The Appellant further submitted that the letter dated 12/10/01 was invalid but it was not entirely clear to me what was the basis of that submission. It appeared to be connected with the argument that the 14/6/01 letter was both a section 9A notice and a section 19A notice.
Mr Hughes submitted that although the 27/6/01 letter was issued in error, it would contain a valid section 9A notice if, contrary to his argument, the letter dated 14/6/01 did not contain a valid section 9A notice. I agree. The Appellant did not appear to appreciate that if his argument on the 14/6/01 letter was sound, this meant that the only valid section 9A notice would be that contained in the letter dated 27/6/01. Accordingly, even if his argument succeeded, it did not assist him because his only challenge to the 27/6/01 letter was that it was a second section 9A notice which fell foul of section 9A(3); if the 14/6/01 notice was invalid, the 27/6/01 letter was not a second notice at all; it became the first and only valid section 9A notice. Even if it were also to be construed as containing a section 19A notice it gave at least the minimum statutory period for production of the documents.

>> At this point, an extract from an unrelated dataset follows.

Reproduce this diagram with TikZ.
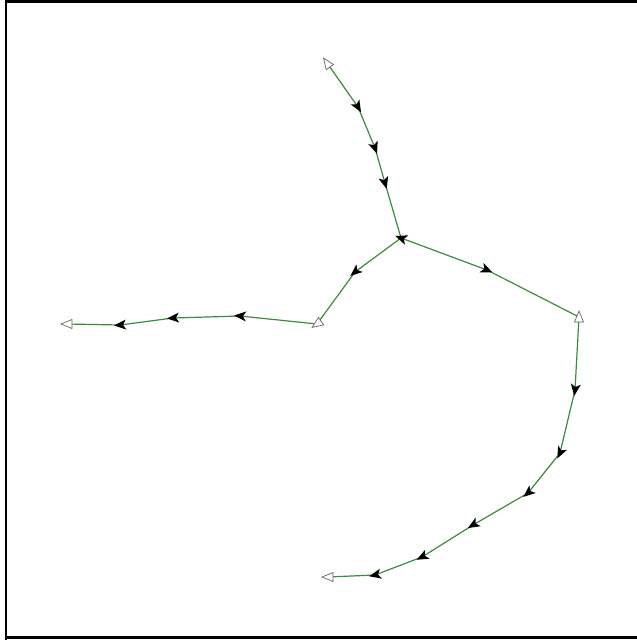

Mr Hughes also pointed out, correctly in my view, that it was not necessary for a section 9A notice and a section 19A notice to be contained in the same letter. This may be done but a section 19A notice may be issued at a later date as section 19A(2) expressly provides. That is what happened in the present case. Mr Hughes explained that the Revenue have been under pressure from accountancy bodies and others to adopt a more informal approach to their enquiries before exercising their statutory powers to require production of documents etc. If the Appellant’s approach to the statutory provisions were correct this would be impossible, he submitted.
In summary therefore, I hold and determine that the letter dated 14/6/01 contains a valid notice under section 9A of the Taxes Management Act. The letter does not contain a notice under section 19A of that Act. The letter dated 12/10/01 does constitute a valid notice under section 19A of the 1970 Act.
In these circumstances, the appeal is dismissed.